Umberto Eco regrets the lost art of handwriting. Should we follow him in this? I'm not the best person to answer the question perhaps, since even though I spent many years writing by hand before I ever touched a typewriter or a keyboard, my own handwriting has never been much to boast about. Anyway, I'm in two minds. Intuitively I feel that learning to write by hand must be beneficial; but then I wonder how far that intuitive feeling is merely the result of an attachment to how things used to be. One element in Eco's piece that gave me pause was this:
[W]riting by hand obliges us to compose the phrase mentally before writing it down. Thanks to the resistance of pen and paper, it does make one slow down and think.

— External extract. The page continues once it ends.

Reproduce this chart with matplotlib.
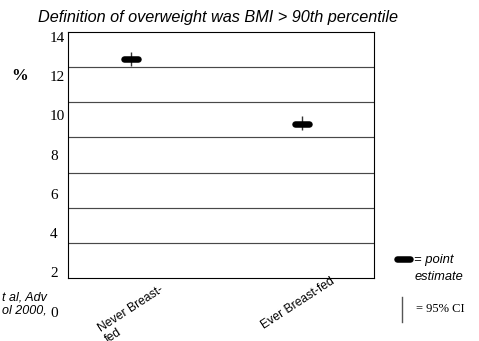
import matplotlib
matplotlib.use("Agg")
import matplotlib.pyplot as plt
from matplotlib.lines import Line2D
from matplotlib.markers import MarkerStyle
from matplotlib.transforms import ScaledTranslation
import numpy as np

# Datos (prevalencia de sobrepeso, %)
categories = ["Never Breast-\nfed", "Ever Breast-fed"]
estimate = np.array([12.46, 8.76])
ci_low = np.array([12.08, 8.42])
ci_high = np.array([12.88, 9.22])
grid_values = [2, 4, 6, 8, 10, 12]
label_values = [0, 2, 4, 6, 8, 10, 12, 14]

W, H = 479, 341
SANS = "Liberation Sans"
SERIF = "Liberation Serif"


def px(x, y):
    """Pixel (desde arriba a la izquierda) -> fracción de figura."""
    return x / W, 1 - y / H


fig = plt.figure(figsize=(W / 100, H / 100), dpi=100)

# Área de gráfico principal
ax = fig.add_axes([67.7 / W, (H - 278) / H, (374.3 - 67.7) / W, (278 - 32) / H])
xpos = np.arange(len(categories))
ax.set_xlim(-0.375, 1.428)
ax.set_ylim(0, 14)
ax.set_yticks(grid_values)
ax.yaxis.grid(True, color="#484848", linewidth=0.85)
ax.tick_params(axis="y", left=False, labelleft=False)
for s in ax.spines.values():
    s.set_color("black")
    s.set_linewidth(0.8)

ax.errorbar(xpos, estimate, yerr=[estimate - ci_low, ci_high - estimate],
            fmt="none", ecolor="#333333", elinewidth=1.0, capsize=0, zorder=3)
ax.plot(xpos, estimate, linestyle="none",
        marker=MarkerStyle("_", capstyle="round"), markersize=10.4,
        markeredgewidth=4.7, color="black", zorder=4)

ax.set_xticks(xpos)
ax.set_xticklabels(categories, rotation=33, fontsize=8.7, family=SANS,
                   ha="center", va="top", multialignment="left")
ax.tick_params(axis="x", length=0, pad=-2.2)
# desplazamiento fino de cada etiqueta (en puntos), como en la diapositiva
label_offsets = [(2.0, -6.0), (-2.5, 0.0)]
for lbl, (dx, dy) in zip(ax.get_xticklabels(), label_offsets):
    lbl.set_transform(lbl.get_transform()
                      + ScaledTranslation(dx / 72, dy / 72, fig.dpi_scale_trans))

# Eje de etiquetas del eje Y (desalineado respecto a la grilla, como el original)
ax_lab = fig.add_axes([50 / W, (H - 311.7) / H, 0.01, 275 / H])
ax_lab.set_ylim(0, 14)
ax_lab.set_yticks(label_values)
ax_lab.set_yticklabels([str(v) for v in label_values], fontsize=11, family=SERIF)
ax_lab.tick_params(axis="y", length=0, pad=0)
for t in ax_lab.get_yticklabels():
    t.set_horizontalalignment("left")
ax_lab.set_xticks([])
ax_lab.patch.set_visible(False)
for s in ax_lab.spines.values():
    s.set_visible(False)

fig.text(*px(20, 76.5), "%", fontsize=12, family=SERIF, fontweight="bold",
         ha="center", va="center")

fig.text(*px(218.5, 17.5), "Definition of overweight was BMI > 90th percentile",
         fontsize=11.7, family=SANS, style="italic", ha="center", va="center")

fig.text(*px(47, 304), "t al, Adv\nol 2000,", fontsize=9, family=SANS,
         style="italic", ha="right", va="center", multialignment="right",
         linespacing=1.15)

# Leyenda manual
x0, y0 = px(396.5, 259.3)
x1, _ = px(409.5, 259.3)
fig.add_artist(Line2D([x0, x1], [y0, y0], transform=fig.transFigure,
                      color="black", linewidth=4.7, solid_capstyle="round"))
vx, vy0 = px(402.3, 296.7)
_, vy1 = px(402.3, 321.7)
fig.add_artist(Line2D([vx, vx], [vy0, vy1], transform=fig.transFigure,
                      color="#555555", linewidth=1.0))
fig.text(*px(413.5, 260), "= point", fontsize=9.4, family=SANS, style="italic",
         ha="left", va="center")
fig.text(*px(415, 276.5), "estimate", fontsize=9.3, family=SANS, style="italic",
         ha="left", va="center")
fig.text(*px(416, 308.5), "= 95% CI", fontsize=9, family=SERIF,
         ha="left", va="center")

fig.savefig("out.png", dpi=100)
plt.close(fig)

Somewhere along during my school years, I had a teacher who encouraged us not to begin writing a sentence before having it fully formed in our minds. Maybe. But whatever advantages that brings, they are as nothing compared with the advantages, due to word-processing software, of being able to amend, to reshape text, to shift things around, without having to rewrite everything. If you're a very fluent writer, you may be able to get by without this. But for those of us for whom writing is more like building something, and not a purely linear process, writing by hand can slow you down too much. My pages used to get so full of crossings out, transposition marks, arrows and what not, that I'd often have to do the whole page over again; or engage in what I used to call page surgery - cutting out the OK part and sticking it to another OK part. That kind of slowness I don't miss at all.